Foi o que aconteceu. O resultado final desnorteou toda a gama de certezas governistas e agora coloca só dúvidas no processo de escolha do futuro prefeito da Capital. A realização do segundo turno em Campo Grande – fato novo na nossa política – entre Alcides Bernal ( que ganhou dianteira tranquila com mais de 40% dos votos válidos) e Giroto ( que teve 27%, mas quase ficou de fora pelo crescimento surpreendente de Azambuja, que fechou com mais de 25% de preferência), abre um grande dilema: optar por algo que tem jeitão de aventureirismo (guardadas as diferenças, do tipo Ari Artuzzi, em tempos passados em Dourados) ou escolher um continuísmo que deu demonstrações de não ter compreendido a nova realidade política que vem se desenhando na cidade e talvez no País.
 
Na contabilização dos erros, entre muitas coisas, ficou claro que o PMDB não vence em Campo Grande sem estar umbilicalmente unido ao PSDB/PPS. A escolha do vice de Giroto, o ex-deputado Dagoberto Nogueira, não foi, decididamente, um acerto político; a mão pesada de Puccinelli, que antes tinha até um viés folclórico e engraçado, cansou.

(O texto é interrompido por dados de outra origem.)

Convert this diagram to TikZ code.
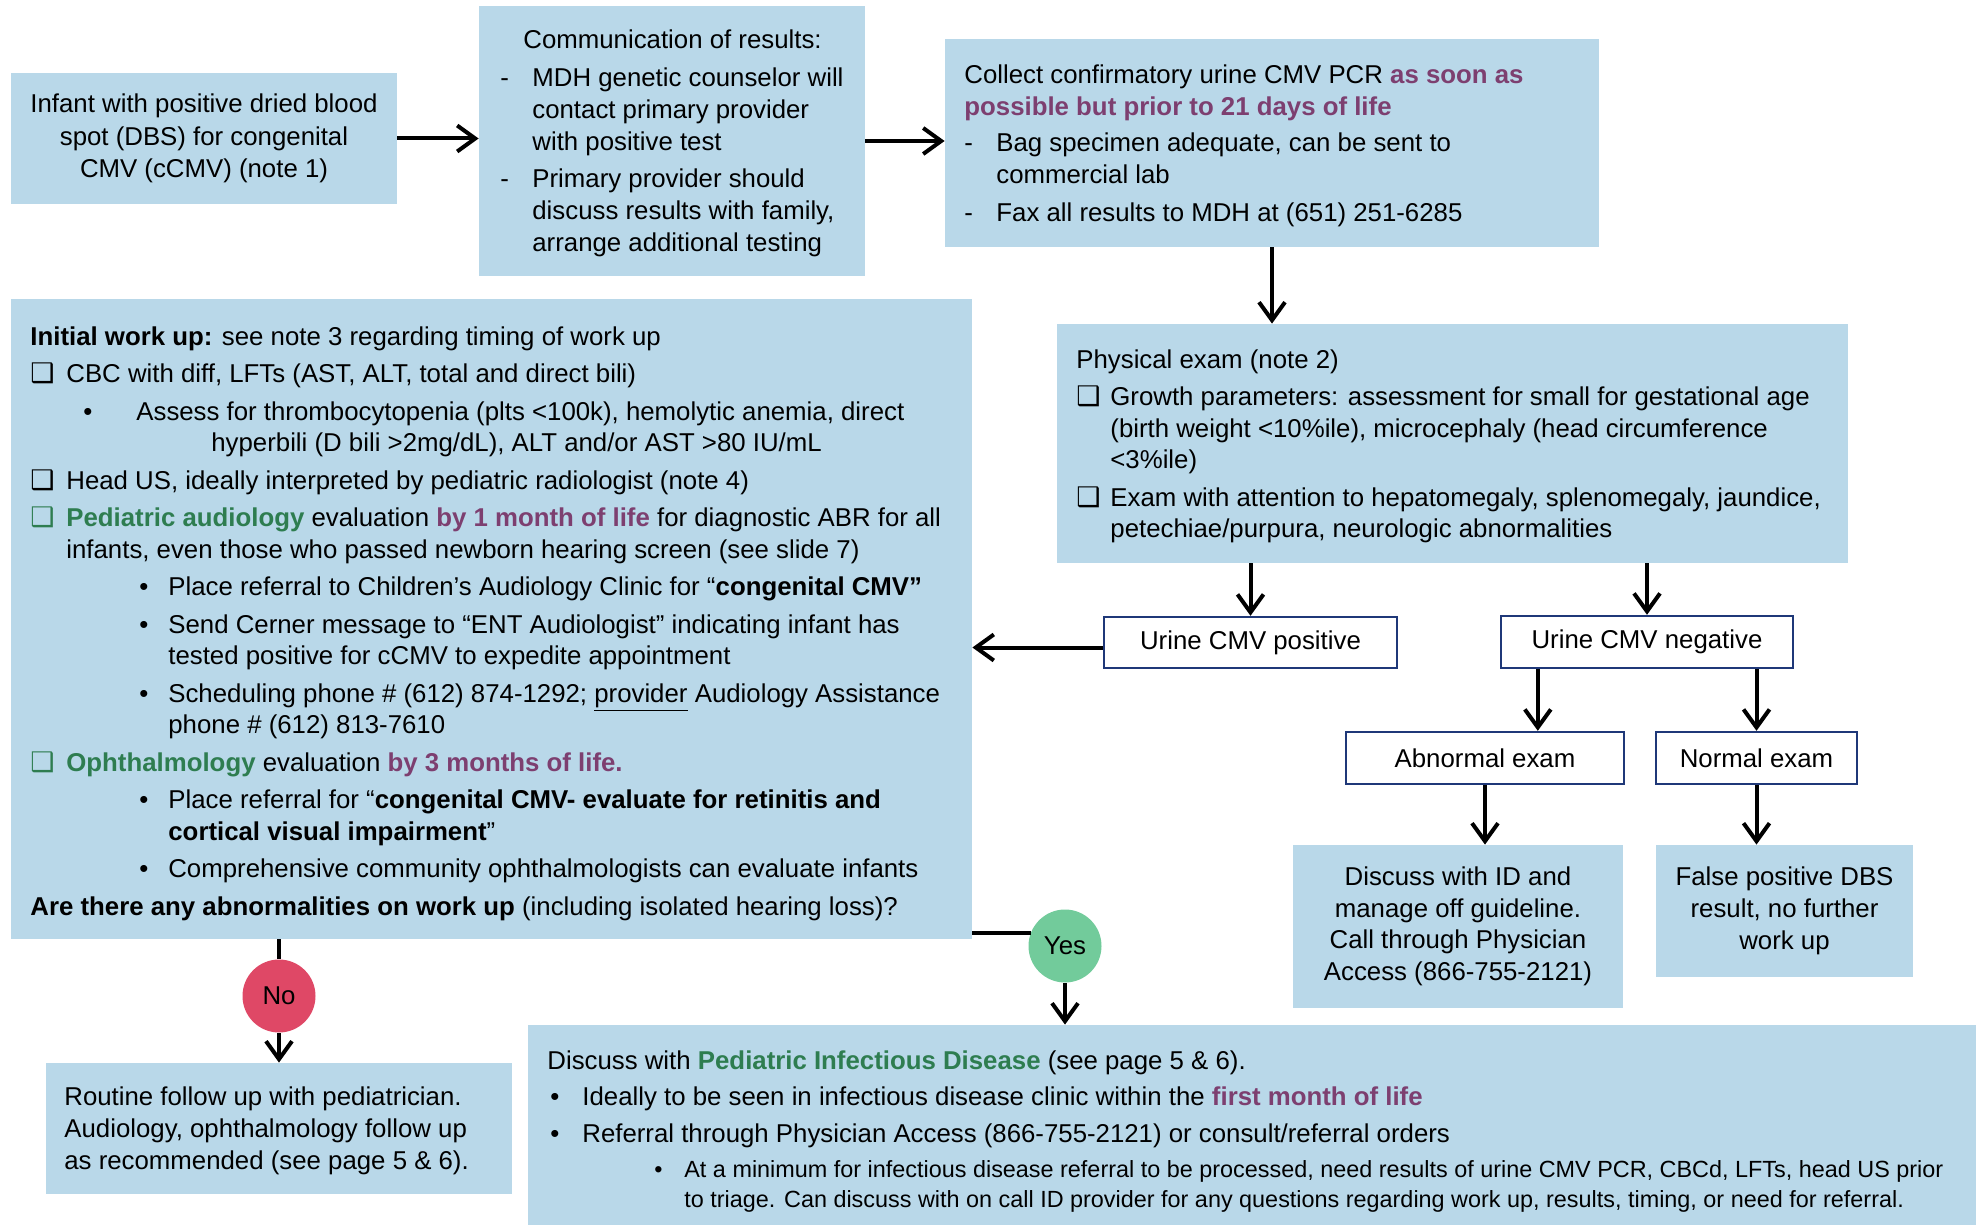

Acho que o governador deve compreender com a máxima generosidade possível que o tempo do "manda quem pode, obedece quem tem juízo" já terminou há mais de 15 anos. A influência política do prefeito Nelson Trad Filho na cidade é pífia. As avaliações dos institutos de pesquisa sobre sua gestão devem ser reavaliadas, pois é mais do que evidente que ele é uma figura com intensos desgastes políticos e pessoais.
 
Diante disso, o caso de Alcides Bernal surge quase como uma narrativa romanesca de Gabriel Garcia Marques: todos sabem que vai dar errado caso ele seja eleito, mas a força do autoengano é tamanha que se prefere pagar para ver do que dar o braço a torcer para o esquema hegemônico criado por Puccinelli e pelo PMDB. A cidade pagará um preço caro por isso, mas o que se há de fazer quando a eleição se torna um processo de vingança contra tiranos imaginários?
 
Notem: neste segundo turno, no programa eleitoral da TV, Bernal tenta não se mexer muito, não criar marola, com a ideia fixa de que se passar batido, sem que se levante suspeita sobre o vazio penetrante de suas "propostas",  ele vence a eleição por inércia. Giroto optou por fazer longas entrevistas, mostrando-se um candidato com personalidade própria. No limite, ele parece estar fazendo sessões de psicanálise para encontrar o seu eixo. Vai dar certo? Não se sabe.
 
Agora, as certezas e as dúvidas se amalgamam numa fumaça densa que coloca o eleitor no meio do nada. Numericamente, Bernal tem mais chances de ser eleito. Giroto só tem um caminho: politizar o debate e desconstruir de maneira convincente seu adversário. Dará tempo? Nesse caso, só há uma resposta: tudo é possível no mundo das impossibilidades sonhadas.